Welcome to the 35th installment of this glamorous series.
Vivid Description
Think of HiRAG as a well-trained editorial team.
Reporters gather on-the-ground insights — that’s the local knowledge. Editors take a step back to organize those stories into broader themes — the global knowledge. And the editor-in-chief? They connect the dots between the front-line reporting and the big picture, highlighting what really matters — that’s the bridging layer.
When everyone works in sync, the final story comes out crisp, coherent, and compelling.
Overview
Open-Source Code: https://github.com/hhy-huang/HiRAG
As shown in Figure 1, existing graph-based RAG systems face two key challenges:
Semantically similar entities often have a distant structural relationship.

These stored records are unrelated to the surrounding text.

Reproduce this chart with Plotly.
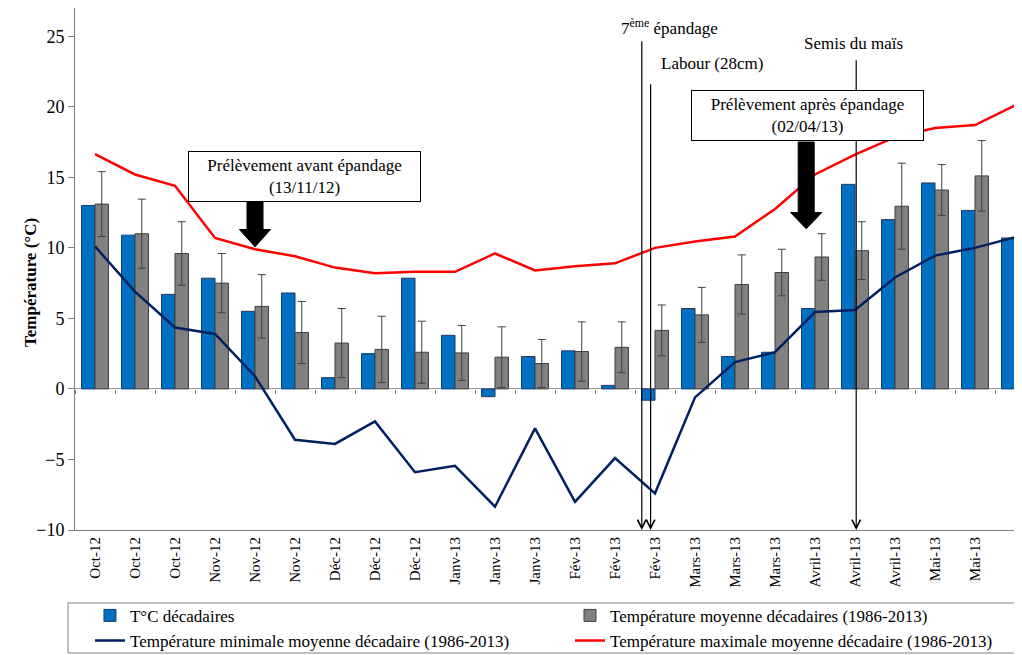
import plotly.graph_objects as go

# décades d'octobre 2012 à mai 2013 (la dernière décade n'a pas d'étiquette)
labels = (["Oct-12"] * 3 + ["Nov-12"] * 3 + ["Déc-12"] * 3 + ["Janv-13"] * 3 +
          ["Fév-13"] * 3 + ["Mars-13"] * 3 + ["Avril-13"] * 3 + ["Mai-13"] * 2)

t_dec = [13.0, 10.9, 6.7, 7.85, 5.5, 6.8, 0.8, 2.5, 7.85, 3.8, -0.55, 2.3,
         2.7, 0.25, -0.8, 5.7, 2.3, 2.6, 5.7, 14.5, 12.0, 14.6, 12.65, 10.7]
t_moy = [13.1, 11.0, 9.6, 7.5, 5.85, 4.0, 3.25, 2.8, 2.6, 2.55, 2.25, 1.8,
         2.65, 2.95, 4.15, 5.25, 7.4, 8.25, 9.35, 9.8, 12.95, 14.1, 15.1, 16.25]
t_moy_sd = [2.3, 2.45, 2.25, 2.1, 2.25, 2.2, 2.45, 2.35, 2.2, 1.95, 2.15, 1.7,
            2.1, 1.8, 1.8, 1.95, 2.1, 1.65, 1.65, 2.05, 3.05, 1.8, 2.5, 3.35]
t_min = [10.1, 6.9, 4.35, 3.9, 0.9, -3.6, -3.9, -2.3, -5.9, -5.45, -8.35, -2.8,
         -8.0, -4.9, -7.4, -0.6, 1.9, 2.6, 5.45, 5.6, 7.9, 9.45, 10.0, 10.75]
t_max = [16.65, 15.2, 14.4, 10.7, 9.9, 9.4, 8.6, 8.2, 8.3, 8.3, 9.6, 8.4,
         8.7, 8.9, 10.0, 10.45, 10.8, 12.75, 15.2, 16.6, 17.85, 18.5, 18.7, 20.1]

x = list(range(len(t_dec)))

# interventions (position sur l'axe des décades, haut du trait)
events = ["7<sup>ème</sup> épandage", "Labour (28cm)", "Semis du maïs"]
event_x = [13.67, 13.89, 19.03]
event_top = [24.75, 21.7, 23.4]
event_label_x = [14.35, 15.43, 18.95]
event_label_y = [25.67, 23.05, 24.47]

# prélèvements
samples = ["Prélèvement avant épandage<br>(13/11/12)",
           "Prélèvement après épandage<br>(02/04/13)"]
sample_box_x = [5.24, 17.81]
sample_box_y = [15.07, 19.36]
sample_arrow_x = [4.0, 17.78]
sample_arrow_top = [13.25, 17.5]
sample_arrow_neck = [11.3, 12.5]
sample_arrow_tip = [10.07, 11.35]

FONT = "Liberation Serif, Times New Roman, serif"
XR = [-0.5, 23.175]
YR = [-10, 27]

fig = go.Figure()

fig.add_trace(go.Bar(
    x=x, y=t_dec, name="T°C décadaires", legend="legend",
    marker=dict(color="#0070C0", line=dict(color="#1F3864", width=1)),
))
fig.add_trace(go.Bar(
    x=x, y=t_moy, name="Température moyenne décadaires (1986-2013)", legend="legend2",
    marker=dict(color="#808080", line=dict(color="#404040", width=1)),
    error_y=dict(type="data", array=t_moy_sd, color="#404040", thickness=1, width=4),
))
fig.add_trace(go.Scatter(
    x=x, y=t_min, mode="lines", name="Température minimale moyenne décadaire (1986-2013)",
    line=dict(color="#002060", width=2.5), legend="legend",
))
fig.add_trace(go.Scatter(
    x=x, y=t_max, mode="lines", name="Température maximale moyenne décadaire (1986-2013)",
    line=dict(color="#FF0000", width=2.5), xaxis="x2", legend="legend2",
))

annotations = []
# traits verticaux des interventions
for ex, et in zip(event_x, event_top):
    annotations.append(dict(
        x=ex, y=YR[0], ax=ex, ay=et, xref="x", yref="y", axref="x", ayref="y",
        text="", showarrow=True, arrowhead=5, arrowsize=1.4, arrowwidth=1.2,
        arrowcolor="black", standoff=0,
    ))
for t, lx, ly in zip(events, event_label_x, event_label_y):
    annotations.append(dict(
        x=lx, y=ly, xref="x", yref="y", text=t, showarrow=False,
        font=dict(family=FONT, size=17, color="black"),
    ))
# cadres des prélèvements
for t, bx, by in zip(samples, sample_box_x, sample_box_y):
    annotations.append(dict(
        x=bx, y=by, xref="x", yref="y", text=t, showarrow=False,
        font=dict(family=FONT, size=17, color="black"),
        bgcolor="white", bordercolor="black", borderwidth=1, borderpad=1,
        width=229, height=47,
    ))
# titre de l'axe y
annotations.append(dict(
    x=-0.0597, y=0.475, xref="paper", yref="paper", text="<b>Température (°C)</b>",
    textangle=-90, showarrow=False, font=dict(family=FONT, size=17, color="black"),
))

shapes = []
# flèches pleines sous les cadres
for ax_, top, neck, tip in zip(sample_arrow_x, sample_arrow_top, sample_arrow_neck, sample_arrow_tip):
    sw, hw = 0.2, 0.39
    path = (f"M{ax_ - sw},{top} L{ax_ + sw},{top} L{ax_ + sw},{neck} L{ax_ + hw},{neck} "
            f"L{ax_},{tip} L{ax_ - hw},{neck} L{ax_ - sw},{neck} Z")
    shapes.append(dict(type="path", path=path, xref="x", yref="y",
                       fillcolor="black", line=dict(color="black", width=1)))
# cadre de la légende
shapes.append(dict(type="rect", xref="paper", yref="paper",
                   x0=-0.0074, x1=1.01, y0=-0.1398, y1=-0.2356,
                   line=dict(color="#808080", width=1), fillcolor="rgba(0,0,0,0)"))

legend_style = dict(orientation="v", y=-0.130, yanchor="top", xanchor="left",
                    font=dict(family=FONT, size=17), bgcolor="rgba(0,0,0,0)",
                    borderwidth=0, tracegroupgap=0)

# la page ajoute une marge de 8 px : la figure fait donc 1014 x 647
fig.update_layout(
    width=1014, height=647,
    margin=dict(l=67, r=0, t=0, b=125, autoexpand=False),
    paper_bgcolor="white", plot_bgcolor="white",
    font=dict(family=FONT, size=17, color="black"),
    barmode="group", bargap=0.325, bargroupgap=0,
    showlegend=True,
    legend=dict(x=0.0158, **legend_style),
    legend2=dict(x=0.5227, **legend_style),
    xaxis=dict(range=XR, tickvals=x[:len(labels)], ticktext=labels, tickangle=-90,
               tickfont=dict(family=FONT, size=15), ticks="",
               showline=True, mirror=True, linecolor="#808080", linewidth=1,
               showgrid=False, zeroline=False),
    xaxis2=dict(range=XR, overlaying="x", anchor="free", position=10 / 37, side="bottom",
                tickvals=[i - 0.5 for i in range(len(x) + 1)], ticks="outside",
                ticklen=4, tickcolor="#808080", showticklabels=False,
                showline=False, showgrid=False, zeroline=False),
    yaxis=dict(range=YR, tickvals=list(range(-10, 26, 5)), ticks="outside", ticklen=6,
               tickcolor="#808080", tickfont=dict(family=FONT, size=18),
               showline=True, linecolor="#808080", linewidth=1, showgrid=False,
               zeroline=True, zerolinecolor="#A0A0A0", zerolinewidth=1),
    annotations=annotations,
    shapes=shapes,
)

fig.write_html("out.html")
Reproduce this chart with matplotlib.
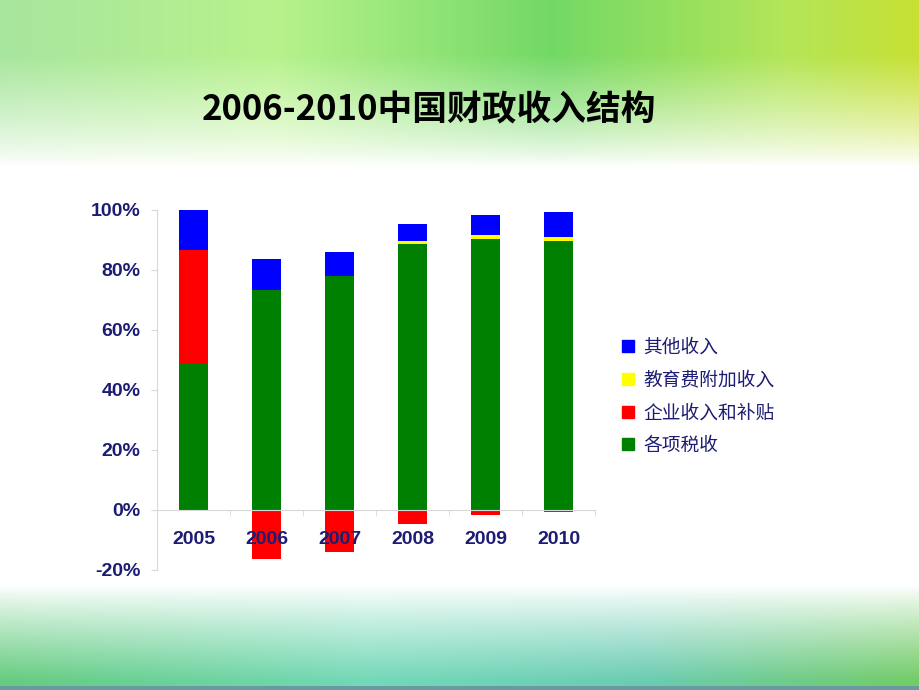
import numpy as np
import matplotlib
matplotlib.use('Agg')
from matplotlib import pyplot as plt
from matplotlib.lines import Line2D
from matplotlib.ticker import PercentFormatter

plt.rcParams['axes.unicode_minus'] = False

years = ['2005', '2006', '2007', '2008', '2009', '2010']
tax = [49.1, 73.3, 78.1, 88.6, 90.4, 89.8]          # 各项税收
enterprise = [37.6, -16.3, -14.0, -4.8, -1.8, -0.6]  # 企业收入和补贴
education = [0.0, 0.0, 0.0, 1.2, 1.3, 1.2]          # 教育费附加收入
other = [13.3, 10.4, 8.0, 5.4, 6.6, 8.4]            # 其他收入

navy = '#1c1c74'
cols = {'tax': '#008000', 'ent': '#ff0000', 'edu': '#ffff00', 'oth': '#0000ff'}

fig = plt.figure(figsize=(9.2, 6.9), dpi=100)

# background: green gradient at top and bottom
H, W = 690, 920
xx = np.linspace(0, 1, W)
top = np.stack([np.interp(xx, [0, 0.3, 0.6, 0.85, 1], [0.66, 0.72, 0.45, 0.70, 0.78]),
                np.interp(xx, [0, 0.3, 0.6, 0.85, 1], [0.90, 0.95, 0.85, 0.90, 0.88]),
                np.interp(xx, [0, 0.3, 0.6, 0.85, 1], [0.62, 0.55, 0.40, 0.35, 0.20])], axis=1)
bot = np.stack([np.interp(xx, [0, 0.4, 0.7, 1], [0.40, 0.45, 0.42, 0.45]),
                np.interp(xx, [0, 0.4, 0.7, 1], [0.80, 0.85, 0.80, 0.80]),
                np.interp(xx, [0, 0.4, 0.7, 1], [0.50, 0.72, 0.70, 0.40])], axis=1)
yy = np.arange(H)[:, None, None]
a_top = np.clip((165 - yy) / 110.0, 0, 1) ** 0.8
a_bot = np.clip((yy - 585) / 95.0, 0, 1) ** 0.9
img = np.ones((H, W, 3))
img = img * (1 - a_top) + top[None, :, :] * a_top
img = img * (1 - a_bot) + bot[None, :, :] * a_bot
img[686:, :, :] = [0.42, 0.60, 0.63]
bg = fig.add_axes([0, 0, 1, 1], zorder=-10)
bg.imshow(img, aspect='auto', extent=[0, 1, 0, 1])
bg.axis('off')

fig.text(0.466, 0.84, '2006-2010中国财政收入结构', ha='center', va='center',
         fontsize=25, fontweight='bold', color='black',
         family=['Liberation Sans Narrow', 'Noto Sans CJK SC'])

ax = fig.add_axes([157 / 920, 120 / 690, 438 / 920, 360 / 690])
ax.patch.set_alpha(0)
x = np.arange(len(years))
w = 0.4
tax = np.array(tax)
edu = np.array(education)
ax.bar(x, tax, w, color=cols['tax'])
ax.bar(x, enterprise, w, bottom=np.where(np.array(enterprise) > 0, tax, 0), color=cols['ent'])
pos_ent = np.clip(enterprise, 0, None)
ax.bar(x, edu, w, bottom=tax + pos_ent, color=cols['edu'])
ax.bar(x, other, w, bottom=tax + pos_ent + edu, color=cols['oth'])

ax.set_xlim(-0.5, 5.5)
ax.set_ylim(-20, 100)
ax.set_yticks(np.arange(-20, 101, 20))
ax.yaxis.set_major_formatter(PercentFormatter(decimals=0))
for s in ['top', 'right']:
    ax.spines[s].set_visible(False)
ax.spines['left'].set_color('#d8d8d8')
ax.spines['bottom'].set_position(('data', 0))
ax.spines['bottom'].set_color('#d8d8d8')
ax.set_xticks(x)
ax.set_xticklabels(years)
ax.set_xticks(np.arange(-0.5, 6, 1), minor=True)
ax.tick_params(axis='x', which='major', length=0, pad=15)
ax.tick_params(axis='x', which='minor', length=4, color='#d8d8d8', direction='out')
ax.tick_params(axis='y', length=4, color='#d8d8d8', pad=8)
for lab in ax.get_xticklabels() + ax.get_yticklabels():
    lab.set_fontsize(14)
    lab.set_fontweight('bold')
    lab.set_color(navy)
    lab.set_family('Liberation Sans')

handles = [Line2D([], [], marker='s', ls='', color=cols[k], markersize=8)
           for k in ['oth', 'edu', 'ent', 'tax']]
labels = ['其他收入', '教育费附加收入', '企业收入和补贴', '各项税收']
leg = ax.legend(handles, labels, loc='upper left', bbox_to_anchor=(604 / 920, 1 - 320 / 690),
                bbox_transform=fig.transFigure, frameon=False, handlelength=0.8,
                handletextpad=0.4, labelspacing=0.62,
                prop={'family': 'Noto Sans CJK SC', 'size': 13.5})
for t in leg.get_texts():
    t.set_color(navy)

plt.savefig('out.png', dpi=100)
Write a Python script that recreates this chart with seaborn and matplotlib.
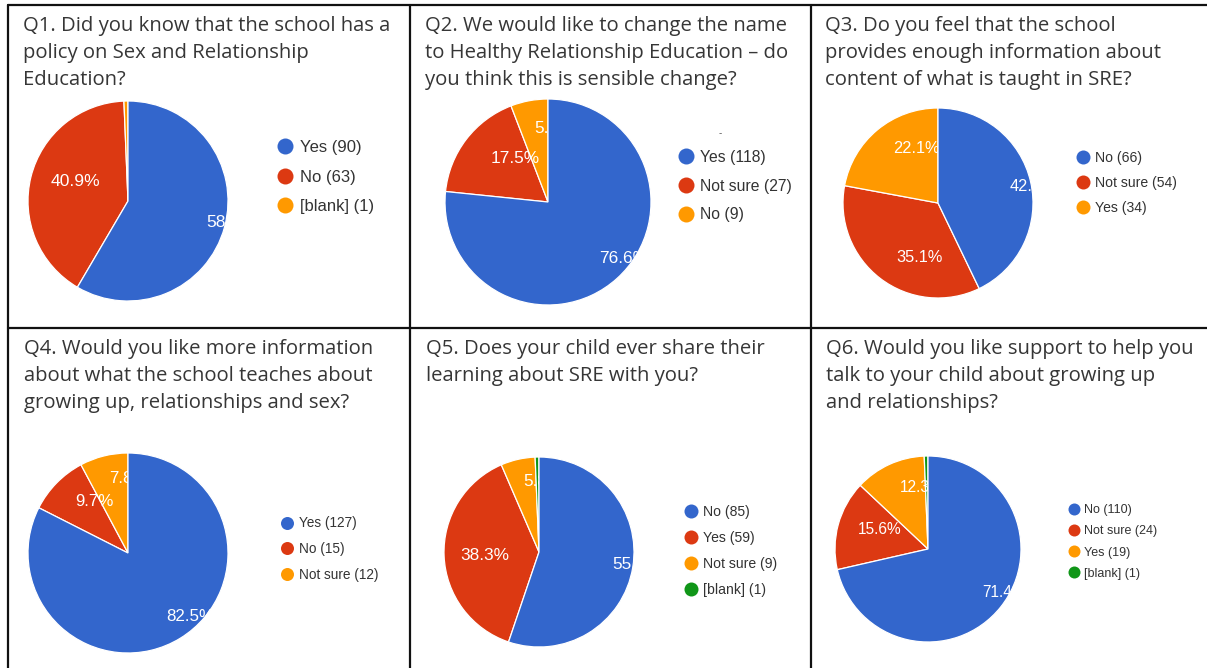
import matplotlib
matplotlib.use("Agg")
import numpy as np
import matplotlib.pyplot as plt
from matplotlib.patches import Circle
from matplotlib.lines import Line2D
import seaborn as sns

# ---------------- data ----------------
titles = [
    "Q1. Did you know that the school has a\npolicy on Sex and Relationship\nEducation?",
    "Q2. We would like to change the name\nto Healthy Relationship Education \u2013 do\nyou think this is sensible change?",
    "Q3. Do you feel that the school\nprovides enough information about\ncontent of what is taught in SRE?",
    "Q4. Would you like more information\nabout what the school teaches about\ngrowing up, relationships and sex?",
    "Q5. Does your child ever share their\nlearning about SRE with you?",
    "Q6. Would you like support to help you\ntalk to your child about growing up\nand relationships?",
]
q1_labels = ["Yes", "No", "[blank]"]
q1_counts = [90, 63, 1]
q2_labels = ["Yes", "Not sure", "No"]
q2_counts = [118, 27, 9]
q3_labels = ["No", "Not sure", "Yes"]
q3_counts = [66, 54, 34]
q4_labels = ["Yes", "No", "Not sure"]
q4_counts = [127, 15, 12]
q5_labels = ["No", "Yes", "Not sure", "[blank]"]
q5_counts = [85, 59, 9, 1]
q6_labels = ["No", "Not sure", "Yes", "[blank]"]
q6_counts = [110, 24, 19, 1]

all_labels = [q1_labels, q2_labels, q3_labels, q4_labels, q5_labels, q6_labels]
all_counts = [q1_counts, q2_counts, q3_counts, q4_counts, q5_counts, q6_counts]

# ---------------- style / layout ----------------
sns.set_theme(style="white")
plt.rcParams['font.family'] = ['Liberation Sans', 'DejaVu Sans']
palette = sns.color_palette(["#3366CC", "#DC3912", "#FF9900", "#109618"])

W, H = 1207, 668
fig = plt.figure(figsize=(W / 100, H / 100), dpi=100)
fig.patch.set_facecolor("white")

def fx(px):
    return px / W

def fy(py):
    return 1 - py / H

# pie centre x, centre y, radius (pixels)
pie_geom = [(128, 201, 100), (548, 202, 103), (938, 203, 95),
            (128, 553, 100), (539, 552, 95), (928, 549, 93)]
# radius factor (of slice mid-angle) where each slice label starts
label_r = [[0.81, 0.80, 0.7], [0.74, 0.70, 0.73], [0.77, 0.72, 0.74],
           [0.74, 0.74, 0.77], [0.78, 0.83, 0.76, 0.7], [0.75, 0.78, 0.73, 0.7]]
pct_size = [12.6, 12.4, 11.8, 12.2, 12.4, 11.2]
# legend: marker centre x, rows centre y, font size pt, marker px, labelspacing, textpad
leg_geom = [(285, 177, 12.0, 16, 0.88, 0.42), (686, 186, 11.3, 16, 0.88, 0.40),
            (1083, 183, 10.1, 14, 0.76, 0.38), (287, 549, 9.8, 13, 0.86, 0.40),
            (691, 551, 10.1, 14, 0.84, 0.38), (1074, 542, 9.0, 12, 0.73, 0.32)]
title_pos = [(23, 16.5), (425, 16.5), (825, 16.5), (24, 339), (426, 339), (826, 339)]
title_size = 14.6

for i in range(6):
    cx, cy, r = pie_geom[i]
    ax = fig.add_axes([fx(cx - r), fy(cy + r), fx(2 * r), (2 * r) / H])
    counts = all_counts[i]
    labels = all_labels[i]
    cols = palette[:len(counts)]
    wedges, _, autotexts = ax.pie(
        counts, colors=cols, startangle=90, counterclock=False,
        autopct=lambda p: f"{p:.1f}%" if p >= 1 else "",
        pctdistance=0.6, radius=1.0,
        wedgeprops=dict(edgecolor="white", linewidth=0.9),
        textprops=dict(color="white", fontsize=pct_size[i]))
    ax.set_xlim(-1, 1)
    ax.set_ylim(-1, 1)
    ax.set_aspect("equal")
    ax.axis("off")
    clip = Circle((0, 0), 1.0, transform=ax.transData, facecolor="none", edgecolor="none")
    ax.add_patch(clip)
    for j, (w, t) in enumerate(zip(wedges, autotexts)):
        mid = np.deg2rad((w.theta1 + w.theta2) / 2)
        f = label_r[i][j]
        t.set_position((f * np.cos(mid), f * np.sin(mid)))
        t.set_ha("left")
        t.set_va("center")
        t.set_clip_path(clip)
        if j == 0:
            w.set_zorder(3)
            t.set_zorder(4)
        else:
            w.set_zorder(1)
            t.set_zorder(2)

    mx, my, lfs, mpx, lsp, tpad = leg_geom[i]
    fs_px = lfs * 100 / 72
    handles = [Line2D([], [], marker="o", linestyle="", color=c,
                      markersize=mpx * 0.72, markeredgewidth=0) for c in cols]
    leg_labels = [f"{l} ({c})" for l, c in zip(labels, counts)]
    fig.legend(handles, leg_labels, loc="center left",
               bbox_to_anchor=(fx(mx - 0.5 * fs_px), fy(my)),
               bbox_transform=fig.transFigure, frameon=False,
               fontsize=lfs, handlelength=1.0, handletextpad=tpad,
               labelspacing=lsp, borderpad=0, borderaxespad=0,
               labelcolor="#333333")

    tx, ty = title_pos[i]
    fig.text(fx(tx), fy(ty), titles[i], ha="left", va="top",
             fontsize=title_size, color="#363636", linespacing=1.46,
             family=["Open Sans", "DejaVu Sans"])

# stray dash above Q2 legend
fig.text(fx(720), fy(133), "-", fontsize=7, color="#555555", ha="center", va="center")

# cell borders
border_kw = dict(color="#111111", linewidth=1.6, transform=fig.transFigure)
fig.add_artist(Line2D([fx(8), fx(8)], [fy(5), fy(668)], **border_kw))
fig.add_artist(Line2D([fx(410.5), fx(410.5)], [fy(5), fy(668)], **border_kw))
fig.add_artist(Line2D([fx(811), fx(811)], [fy(5), fy(668)], **border_kw))
fig.add_artist(Line2D([fx(8), fx(1207)], [fy(5), fy(5)], **border_kw))
fig.add_artist(Line2D([fx(8), fx(1207)], [fy(327.5), fy(327.5)], **border_kw))

fig.savefig("out.png", dpi=100, facecolor="white")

There's a disconnect between local and global knowledge, leading to a knowledge gap.

HiRAG is a RAG-based approach designed to help LLMs handle complex tasks by incorporating hierarchical knowledge.

As shown in Figure 2, HiRAG consists of two main components:
HiIndex builds a multi-level knowledge graph. It clusters semantically similar entities using a Gaussian Mixture Model (GMM), and then summarizes each cluster with an LLM to create higher-level concepts. The summaries help strengthen semantic links between lower-level entities — for example, "BIG DATA" and "RECOMMENDATION SYSTEM" are connected through the concept of "DATA MINING".
HiRetrieval retrieves context on three levels: local entities, their surrounding clusters (or communities), and the reasoning paths that connect them. The bridging layer in HiRetrieval plays a key role in closing the gap between local and global knowledge, bringing the two into a more cohesive whole.
By organizing knowledge in this three-level structure, HiRAG provides LLMs with richer and more semantically coherent context — making them better equipped to tackle complex reasoning and understanding.
Thoughts and Insights
HiRAG is an attempt to rethink how knowledge is structured and semantically integrated — aiming to fix a key weakness in many existing RAG systems: the lack of meaningful structure.
That said, I have a few concerns:
High construction cost: HiRAG relies on LLMs for clustering and summarization. While this is done offline, maintaining the system in a large-scale, constantly evolving knowledge base could be resource-intensive.
Stability of the bridging layer: The paths used to connect local and global knowledge depend heavily on semantic similarity and the quality of GMM clustering. But GMM is notoriously sensitive to initial parameters and data distribution, which may lead to unstable or unreliable connections.
Robustness of hierarchical depth (k): The current method determines when to stop adding layers based on the change rate of cluster sparsity (with a threshold of less than 5%). However, it's unclear whether this stopping criterion holds up well across different domains or datasets — more validation is needed.